• _EXERCISE DETAILS_:
Output the full listing word for word.

• _MATERIAL FOR THIS TASK_:
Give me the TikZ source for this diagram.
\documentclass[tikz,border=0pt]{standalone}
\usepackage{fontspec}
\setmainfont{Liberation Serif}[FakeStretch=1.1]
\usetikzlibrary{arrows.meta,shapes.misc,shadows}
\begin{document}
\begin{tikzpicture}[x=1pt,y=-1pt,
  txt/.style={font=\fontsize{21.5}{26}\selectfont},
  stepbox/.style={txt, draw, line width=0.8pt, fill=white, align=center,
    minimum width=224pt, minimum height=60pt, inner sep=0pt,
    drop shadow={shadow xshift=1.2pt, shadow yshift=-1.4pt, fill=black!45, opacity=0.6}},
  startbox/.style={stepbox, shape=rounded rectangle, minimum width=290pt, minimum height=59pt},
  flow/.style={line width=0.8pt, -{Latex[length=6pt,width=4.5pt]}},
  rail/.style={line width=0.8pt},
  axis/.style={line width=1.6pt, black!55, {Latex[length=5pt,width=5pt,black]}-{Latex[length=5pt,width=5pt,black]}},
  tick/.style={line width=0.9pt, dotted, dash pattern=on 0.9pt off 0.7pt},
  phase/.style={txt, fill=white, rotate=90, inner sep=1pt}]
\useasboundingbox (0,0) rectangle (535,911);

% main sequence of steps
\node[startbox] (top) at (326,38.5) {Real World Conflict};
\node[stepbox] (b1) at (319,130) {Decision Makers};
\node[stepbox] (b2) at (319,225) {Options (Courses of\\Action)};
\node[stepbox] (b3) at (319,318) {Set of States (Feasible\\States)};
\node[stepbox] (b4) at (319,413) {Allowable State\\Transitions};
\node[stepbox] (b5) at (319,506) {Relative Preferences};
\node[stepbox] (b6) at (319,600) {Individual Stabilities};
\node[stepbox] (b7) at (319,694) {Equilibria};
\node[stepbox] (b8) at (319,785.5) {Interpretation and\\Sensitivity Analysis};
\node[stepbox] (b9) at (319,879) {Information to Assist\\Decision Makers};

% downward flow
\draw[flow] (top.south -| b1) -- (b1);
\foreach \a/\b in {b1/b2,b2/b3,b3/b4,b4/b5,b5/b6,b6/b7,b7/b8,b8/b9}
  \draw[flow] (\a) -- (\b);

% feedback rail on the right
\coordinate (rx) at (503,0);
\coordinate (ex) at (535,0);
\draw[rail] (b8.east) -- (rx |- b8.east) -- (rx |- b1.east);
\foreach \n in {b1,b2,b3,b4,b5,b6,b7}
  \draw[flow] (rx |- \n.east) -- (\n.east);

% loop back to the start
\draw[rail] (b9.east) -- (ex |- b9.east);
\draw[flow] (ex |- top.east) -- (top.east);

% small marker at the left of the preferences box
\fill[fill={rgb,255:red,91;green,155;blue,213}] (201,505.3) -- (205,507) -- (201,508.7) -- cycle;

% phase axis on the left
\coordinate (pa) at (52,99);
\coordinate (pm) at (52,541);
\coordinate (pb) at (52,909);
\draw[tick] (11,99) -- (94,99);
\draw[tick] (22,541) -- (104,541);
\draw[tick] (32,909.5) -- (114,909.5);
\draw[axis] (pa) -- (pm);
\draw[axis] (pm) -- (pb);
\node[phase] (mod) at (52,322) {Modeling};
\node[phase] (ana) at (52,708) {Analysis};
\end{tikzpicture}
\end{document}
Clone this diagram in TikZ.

• _FULL OUTPUT_:
Give me the TikZ source for this diagram.
\documentclass[tikz,border=0pt]{standalone}
\usepackage{fontspec}
\setmainfont{Liberation Serif}[FakeStretch=1.1]
\usetikzlibrary{arrows.meta,shapes.misc,shadows}
\begin{document}
\begin{tikzpicture}[x=1pt,y=-1pt,
  txt/.style={font=\fontsize{21.5}{26}\selectfont},
  stepbox/.style={txt, draw, line width=0.8pt, fill=white, align=center,
    minimum width=224pt, minimum height=60pt, inner sep=0pt,
    drop shadow={shadow xshift=1.2pt, shadow yshift=-1.4pt, fill=black!45, opacity=0.6}},
  startbox/.style={stepbox, shape=rounded rectangle, minimum width=290pt, minimum height=59pt},
  flow/.style={line width=0.8pt, -{Latex[length=6pt,width=4.5pt]}},
  rail/.style={line width=0.8pt},
  axis/.style={line width=1.6pt, black!55, {Latex[length=5pt,width=5pt,black]}-{Latex[length=5pt,width=5pt,black]}},
  tick/.style={line width=0.9pt, dotted, dash pattern=on 0.9pt off 0.7pt},
  phase/.style={txt, fill=white, rotate=90, inner sep=1pt}]
\useasboundingbox (0,0) rectangle (535,911);

% main sequence of steps
\node[startbox] (top) at (326,38.5) {Real World Conflict};
\node[stepbox] (b1) at (319,130) {Decision Makers};
\node[stepbox] (b2) at (319,225) {Options (Courses of\\Action)};
\node[stepbox] (b3) at (319,318) {Set of States (Feasible\\States)};
\node[stepbox] (b4) at (319,413) {Allowable State\\Transitions};
\node[stepbox] (b5) at (319,506) {Relative Preferences};
\node[stepbox] (b6) at (319,600) {Individual Stabilities};
\node[stepbox] (b7) at (319,694) {Equilibria};
\node[stepbox] (b8) at (319,785.5) {Interpretation and\\Sensitivity Analysis};
\node[stepbox] (b9) at (319,879) {Information to Assist\\Decision Makers};

% downward flow
\draw[flow] (top.south -| b1) -- (b1);
\foreach \a/\b in {b1/b2,b2/b3,b3/b4,b4/b5,b5/b6,b6/b7,b7/b8,b8/b9}
  \draw[flow] (\a) -- (\b);

% feedback rail on the right
\coordinate (rx) at (503,0);
\coordinate (ex) at (535,0);
\draw[rail] (b8.east) -- (rx |- b8.east) -- (rx |- b1.east);
\foreach \n in {b1,b2,b3,b4,b5,b6,b7}
  \draw[flow] (rx |- \n.east) -- (\n.east);

% loop back to the start
\draw[rail] (b9.east) -- (ex |- b9.east);
\draw[flow] (ex |- top.east) -- (top.east);

% small marker at the left of the preferences box
\fill[fill={rgb,255:red,91;green,155;blue,213}] (201,505.3) -- (205,507) -- (201,508.7) -- cycle;

% phase axis on the left
\coordinate (pa) at (52,99);
\coordinate (pm) at (52,541);
\coordinate (pb) at (52,909);
\draw[tick] (11,99) -- (94,99);
\draw[tick] (22,541) -- (104,541);
\draw[tick] (32,909.5) -- (114,909.5);
\draw[axis] (pa) -- (pm);
\draw[axis] (pm) -- (pb);
\node[phase] (mod) at (52,322) {Modeling};
\node[phase] (ana) at (52,708) {Analysis};
\end{tikzpicture}
\end{document}
Clone this diagram in TikZ.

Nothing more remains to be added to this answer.